GIVEN DATA |
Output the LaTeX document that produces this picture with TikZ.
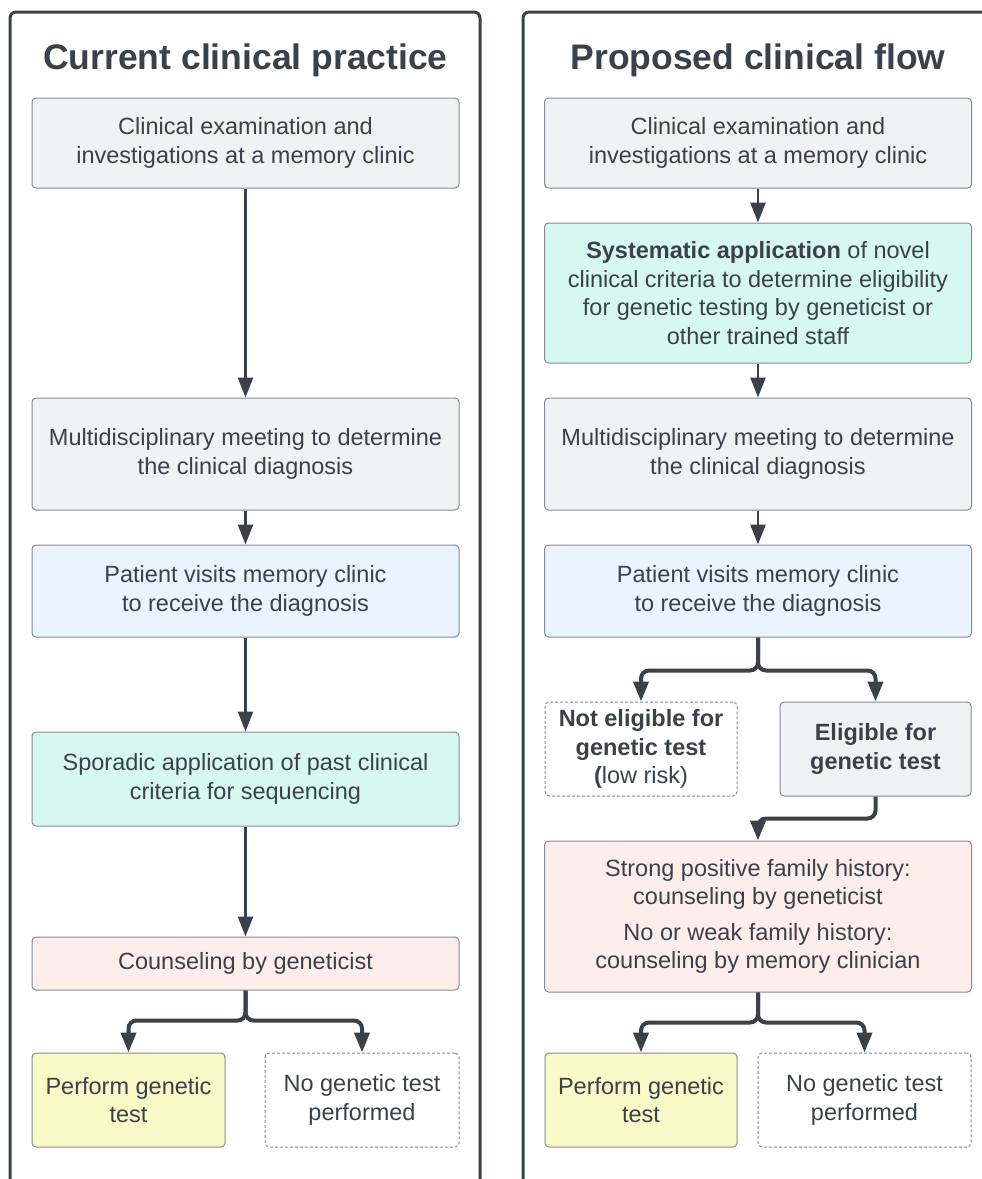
\documentclass[tikz,border=0pt]{standalone}
\usepackage{fontspec}
\setmainfont{Liberation Sans}
\usetikzlibrary{arrows.meta}

\definecolor{ink}{HTML}{3A414A}
\definecolor{edgegrey}{HTML}{858B93}
\definecolor{greybox}{HTML}{F1F2F4}
\definecolor{bluebox}{HTML}{EBF3FE}
\definecolor{mintbox}{HTML}{D6F8F1}
\definecolor{pinkbox}{HTML}{FDEEEC}
\definecolor{yellowbox}{HTML}{FAFAC8}

\begin{document}
\begin{tikzpicture}[x=1pt, y=-1pt,
  box/.style={draw=edgegrey, line width=1pt, rounded corners=4pt, text=ink,
    align=center, inner sep=0pt, minimum width=427pt,
    font=\fontsize{23.5}{28.5}\selectfont},
  smallbox/.style={box, minimum width=193pt, minimum height=94pt},
  dashbox/.style={draw=edgegrey, line width=1pt, dash pattern=on 3pt off 2pt, fill=white},
  panel/.style={draw=ink, line width=3pt, rounded corners=6pt},
  title/.style={text=ink, font=\fontsize{35.5}{40}\selectfont\bfseries},
  arrow/.style={draw=ink, line width=2.6pt, -{Triangle[length=20pt,width=15pt]}},
  fork/.style={arrow, line width=4pt, rounded corners=8pt}
]

  % Page size
  \useasboundingbox (0,0) rectangle (982,1179);
  \clip (0,0) rectangle (982,1179);

  % Parameters
  \def\lx{245.5}   % centre of left column
  \def\rx{758}     % centre of right column

  % Outer panels (run off the bottom / right edge)
  \draw[panel] (10,12) rectangle (480,1210);
  \draw[panel] (523,12) rectangle (1010,1210);

  % Titles
  \node[title] (lefttitle)  at (\lx,60) {Current clinical practice};
  \node[title] (righttitle) at (\rx,60) {Proposed clinical flow};

  %% Left column: current practice
  \node[box, fill=greybox, minimum height=90pt] (exam) at (\lx,143)
    {Clinical examination and\\investigations at a memory clinic};
  \node[box, fill=greybox, minimum height=112pt] (meeting) at (\lx,454)
    {Multidisciplinary meeting to determine\\the clinical diagnosis};
  \node[box, fill=bluebox, minimum height=92pt] (visit) at (\lx,591)
    {Patient visits memory clinic\\to receive the diagnosis};
  \node[box, fill=mintbox, minimum height=94pt] (sporadic) at (\lx,779)
    {Sporadic application of past clinical\\criteria for sequencing};
  \node[box, fill=pinkbox, minimum height=53pt] (counsel) at (\lx,963.5)
    {Counseling by geneticist};
  \node[smallbox, fill=yellowbox] (perform) at (128.5,1100)
    {Perform genetic\\test};
  \node[smallbox, dashbox, minimum width=194pt] (notest) at (362,1100)
    {No genetic test\\performed};

  \draw[arrow] (exam) -- (meeting);
  \draw[arrow] (meeting) -- (visit);
  \draw[arrow] (visit) -- (sporadic);
  \draw[arrow] (sporadic) -- (counsel);
  \draw[fork] (counsel.south) -- ++(0,30) -| (perform.north);
  \draw[fork] (counsel.south) -- ++(0,30) -| (notest.north);

  %% Right column: proposed flow
  \node[box, fill=greybox, minimum height=90pt] (pexam) at (\rx,143)
    {Clinical examination and\\investigations at a memory clinic};
  \node[box, fill=mintbox, minimum height=140pt] (systematic) at (\rx,293)
    {\textbf{Systematic application} of novel\\clinical criteria to determine eligibility\\
     for genetic testing by geneticist or\\other trained staff};
  \node[box, fill=greybox, minimum height=112pt] (pmeeting) at (\rx,454)
    {Multidisciplinary meeting to determine\\the clinical diagnosis};
  \node[box, fill=bluebox, minimum height=92pt] (pvisit) at (\rx,591)
    {Patient visits memory clinic\\to receive the diagnosis};
  \node[smallbox, dashbox, minimum width=192pt] (noteligible) at (641,749)
    {\textbf{Not eligible for}\\\textbf{genetic test}\\\textbf{(}low risk)};
  \node[smallbox, fill=greybox, minimum width=191pt] (eligible) at (875.5,749)
    {\textbf{Eligible for}\\\textbf{genetic test}};
  \node[box, fill=pinkbox, minimum height=151pt] (pcounsel) at (\rx,916.5)
    {Strong positive family history:\\counseling by geneticist\\[7pt]
     No or weak family history:\\counseling by memory clinician};
  \node[smallbox, fill=yellowbox, minimum width=192pt] (pperform) at (641,1100)
    {Perform genetic\\test};
  \node[smallbox, dashbox, minimum width=213pt] (pnotest) at (864.5,1100)
    {No genetic test\\performed};

  \draw[arrow] (pexam) -- (systematic);
  \draw[arrow] (systematic) -- (pmeeting);
  \draw[arrow] (pmeeting) -- (pvisit);
  \draw[fork] (pvisit.south) -- ++(0,33) -| (noteligible.north);
  \draw[fork] (pvisit.south) -- ++(0,33) -| (eligible.north);
  \draw[fork] (eligible.south) -- ++(0,22) -| (pcounsel.north);
  \draw[fork] (pcounsel.south) -- ++(0,30) -| (pperform.north);
  \draw[fork] (pcounsel.south) -- ++(0,30) -| (pnotest.north);

\end{tikzpicture}
\end{document}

INSTRUCTION |
Set the pictures aside and transcribe the data above exactly.

EXERCISE SOLUTION |
Output the LaTeX document that produces this picture with TikZ.
\documentclass[tikz,border=0pt]{standalone}
\usepackage{fontspec}
\setmainfont{Liberation Sans}
\usetikzlibrary{arrows.meta}

\definecolor{ink}{HTML}{3A414A}
\definecolor{edgegrey}{HTML}{858B93}
\definecolor{greybox}{HTML}{F1F2F4}
\definecolor{bluebox}{HTML}{EBF3FE}
\definecolor{mintbox}{HTML}{D6F8F1}
\definecolor{pinkbox}{HTML}{FDEEEC}
\definecolor{yellowbox}{HTML}{FAFAC8}

\begin{document}
\begin{tikzpicture}[x=1pt, y=-1pt,
  box/.style={draw=edgegrey, line width=1pt, rounded corners=4pt, text=ink,
    align=center, inner sep=0pt, minimum width=427pt,
    font=\fontsize{23.5}{28.5}\selectfont},
  smallbox/.style={box, minimum width=193pt, minimum height=94pt},
  dashbox/.style={draw=edgegrey, line width=1pt, dash pattern=on 3pt off 2pt, fill=white},
  panel/.style={draw=ink, line width=3pt, rounded corners=6pt},
  title/.style={text=ink, font=\fontsize{35.5}{40}\selectfont\bfseries},
  arrow/.style={draw=ink, line width=2.6pt, -{Triangle[length=20pt,width=15pt]}},
  fork/.style={arrow, line width=4pt, rounded corners=8pt}
]

  % Page size
  \useasboundingbox (0,0) rectangle (982,1179);
  \clip (0,0) rectangle (982,1179);

  % Parameters
  \def\lx{245.5}   % centre of left column
  \def\rx{758}     % centre of right column

  % Outer panels (run off the bottom / right edge)
  \draw[panel] (10,12) rectangle (480,1210);
  \draw[panel] (523,12) rectangle (1010,1210);

  % Titles
  \node[title] (lefttitle)  at (\lx,60) {Current clinical practice};
  \node[title] (righttitle) at (\rx,60) {Proposed clinical flow};

  %% Left column: current practice
  \node[box, fill=greybox, minimum height=90pt] (exam) at (\lx,143)
    {Clinical examination and\\investigations at a memory clinic};
  \node[box, fill=greybox, minimum height=112pt] (meeting) at (\lx,454)
    {Multidisciplinary meeting to determine\\the clinical diagnosis};
  \node[box, fill=bluebox, minimum height=92pt] (visit) at (\lx,591)
    {Patient visits memory clinic\\to receive the diagnosis};
  \node[box, fill=mintbox, minimum height=94pt] (sporadic) at (\lx,779)
    {Sporadic application of past clinical\\criteria for sequencing};
  \node[box, fill=pinkbox, minimum height=53pt] (counsel) at (\lx,963.5)
    {Counseling by geneticist};
  \node[smallbox, fill=yellowbox] (perform) at (128.5,1100)
    {Perform genetic\\test};
  \node[smallbox, dashbox, minimum width=194pt] (notest) at (362,1100)
    {No genetic test\\performed};

  \draw[arrow] (exam) -- (meeting);
  \draw[arrow] (meeting) -- (visit);
  \draw[arrow] (visit) -- (sporadic);
  \draw[arrow] (sporadic) -- (counsel);
  \draw[fork] (counsel.south) -- ++(0,30) -| (perform.north);
  \draw[fork] (counsel.south) -- ++(0,30) -| (notest.north);

  %% Right column: proposed flow
  \node[box, fill=greybox, minimum height=90pt] (pexam) at (\rx,143)
    {Clinical examination and\\investigations at a memory clinic};
  \node[box, fill=mintbox, minimum height=140pt] (systematic) at (\rx,293)
    {\textbf{Systematic application} of novel\\clinical criteria to determine eligibility\\
     for genetic testing by geneticist or\\other trained staff};
  \node[box, fill=greybox, minimum height=112pt] (pmeeting) at (\rx,454)
    {Multidisciplinary meeting to determine\\the clinical diagnosis};
  \node[box, fill=bluebox, minimum height=92pt] (pvisit) at (\rx,591)
    {Patient visits memory clinic\\to receive the diagnosis};
  \node[smallbox, dashbox, minimum width=192pt] (noteligible) at (641,749)
    {\textbf{Not eligible for}\\\textbf{genetic test}\\\textbf{(}low risk)};
  \node[smallbox, fill=greybox, minimum width=191pt] (eligible) at (875.5,749)
    {\textbf{Eligible for}\\\textbf{genetic test}};
  \node[box, fill=pinkbox, minimum height=151pt] (pcounsel) at (\rx,916.5)
    {Strong positive family history:\\counseling by geneticist\\[7pt]
     No or weak family history:\\counseling by memory clinician};
  \node[smallbox, fill=yellowbox, minimum width=192pt] (pperform) at (641,1100)
    {Perform genetic\\test};
  \node[smallbox, dashbox, minimum width=213pt] (pnotest) at (864.5,1100)
    {No genetic test\\performed};

  \draw[arrow] (pexam) -- (systematic);
  \draw[arrow] (systematic) -- (pmeeting);
  \draw[arrow] (pmeeting) -- (pvisit);
  \draw[fork] (pvisit.south) -- ++(0,33) -| (noteligible.north);
  \draw[fork] (pvisit.south) -- ++(0,33) -| (eligible.north);
  \draw[fork] (eligible.south) -- ++(0,22) -| (pcounsel.north);
  \draw[fork] (pcounsel.south) -- ++(0,30) -| (pperform.north);
  \draw[fork] (pcounsel.south) -- ++(0,30) -| (pnotest.north);

\end{tikzpicture}
\end{document}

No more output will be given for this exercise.